I heard a Talking Head on the news pontificating the other day about how people should remember that the California fires are destroying only things and so long as the humans are alive, all should be fine. And I got really angry because I like my things. I like knowing that the afghan that my mom so terribly knitted for me is on the top shelf of the linen closet when I want it. I like having 40 different shades of lipsticks. I don’t think people should be told not to grieve for their things.
There’s an undeniable ache that comes with losing the physical reminders of our lives. Things aren’t just “things”—they’re touchstones of memory, meaning, and comfort.
One of our staff members has family in California whose home is now nothing but ashes. She shared that they are in a fog, struggling to grasp the enormity of their loss as they work through applications and logistics of where and how to start over. This fog isn’t just about being overwhelmed—it’s the emotional weight of losing the things that tethered them to their childhoods and the life they built together.
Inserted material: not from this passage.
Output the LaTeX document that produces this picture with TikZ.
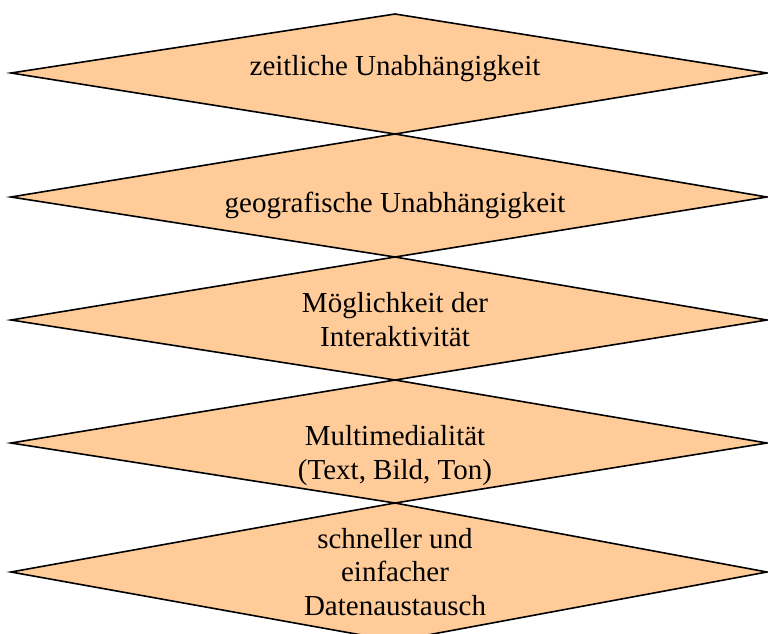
\documentclass[tikz,border=0pt]{standalone}
\usepackage{fontspec}
\setmainfont{Liberation Serif}
\definecolor{peach}{HTML}{FFCC99}
\begin{document}
\begin{tikzpicture}[x=1pt,y=-1pt,
  dia/.style={fill=peach,draw=black,line width=1.6pt,line join=miter},
  lbl/.style={anchor=base,align=center,inner sep=0pt,font=\fontsize{29}{33.5}\selectfont}]
\useasboundingbox (0,0) rectangle (768,633);
\begin{scope}
\clip (0,0) rectangle (768,633);
\draw[dia] (11,73) -- (395,14) -- (767,73) -- (395,134) -- cycle;
\draw[dia] (11,197) -- (395,134) -- (767,197) -- (395,257) -- cycle;
\draw[dia] (11,320) -- (395,257) -- (767,320) -- (395,380) -- cycle;
\draw[dia] (11,443) -- (395,380) -- (767,443) -- (395,503) -- cycle;
\draw[dia] (11,572) -- (395,503) -- (767,572) -- (395,641) -- cycle;
\end{scope}
\node[lbl] (t1) at (395,75) {zeitliche Unabhängigkeit};
\node[lbl] (t2) at (395,212) {geografische Unabhängigkeit};
\node[lbl] (t3) at (395,346) {Möglichkeit der\\Interaktivität};
\node[lbl] (t4) at (395,479) {Multimedialität\\(Text, Bild, Ton)};
\node[lbl] (t5) at (395,615) {schneller und\\einfacher\\Datenaustausch};
\end{tikzpicture}
\end{document}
The fog of grief is a heavy, disorienting thing. When you lose the physical reminders of your life—whether it’s a home, a treasured heirloom, or even the mundane items that fill your daily routines—you lose more than just objects. You lose the framework that helped define your identity and your connection to the people and memories you love. This fog isn’t easily cleared. It’s a process of trying to make sense of what’s left when the tangible markers of your life are gone. The grief for things is often dismissed, but it’s very real. These objects—a sea glass collection built over many happy years and trips, photo albums, artwork chosen together, mementos from family vacations—they’re the scaffolding of our lives. Losing them can feel like losing part of yourself.
It’s okay to grieve for the things that mattered to you. Grief is grief, whether it’s for a person, a pet, a place, or the things written off as “just stuff.” And in that fog, it’s important to take things one small step at a time and to remember that grief is not linear.
If you or someone you know is navigating this loss, remember: the fog eventually will lift. New memories will be made, new items will find meaning, and life will move forward.
In the meantime, remember if you ask, “what do you need?” your person most likely will not know a good answer. Instead, consider sending electronic gift cards, offering to collect donations, organizing Door Dash meals, or naming a particular, practical task to lighten the load.